Lapid’s American campaign advisers tell him he will easily win 20-plus seats next month – they reckon he is en route to 25 – which would represent his greatest personal political achievement to date. Practically speaking, however, he suspects the political battleground will likely remain as deadlocked as it has been for the past two years.
Lapid, therefore, has little to lose and a whole lot to gain. After the year he’s had – the betrayals, the letdowns and the understanding that he has no one but himself to rely on – Lapid elected to run independently, not to merge Yesh Atid with any other parties. And rightly so. For if he wants to prove he is ready to lead, he must first achieve an unprecedented level of public support with no help from others.
Ya’alon claimed in multiple interviews that Blue and White would not have earned so many Knesset seats had it not been for his Telem faction’s involvement. Shelah claimed in various interviews that he was the central architect of Yesh Atid’s past successes. Lapid rightly feels he’ll be better off without the pair of them, and any other fleeting partners, this time.
Benny Gantz, Gaby Ashkenazi, Yoaz Handel, Zvi Hauser – so many have taken credit for Blue and White’s phenomenal successes in the three previous elections, but refuse to bear any responsibility for its collapse. Lapid doesn’t need any of that after March 23.

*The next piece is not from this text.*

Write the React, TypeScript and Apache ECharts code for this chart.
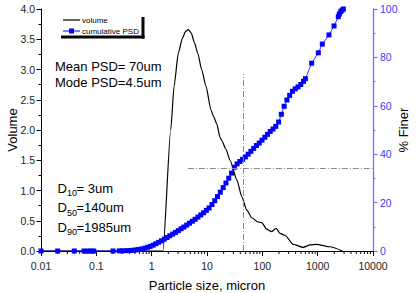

He doesn’t even need the help of Livni, despite or perhaps because of her track record of clever partnerships that register success at the voting booths.
What Lapid needs is an achievement wholly credited to himself – clean, straightforward, impressive – even if it ends up being “just” 20 seats and not 25, and even if he won’t be the next prime minister. In the long run, that’s his only route to the highest office, his only way of shattering the glass ceiling once and for all. The cracks are already showing.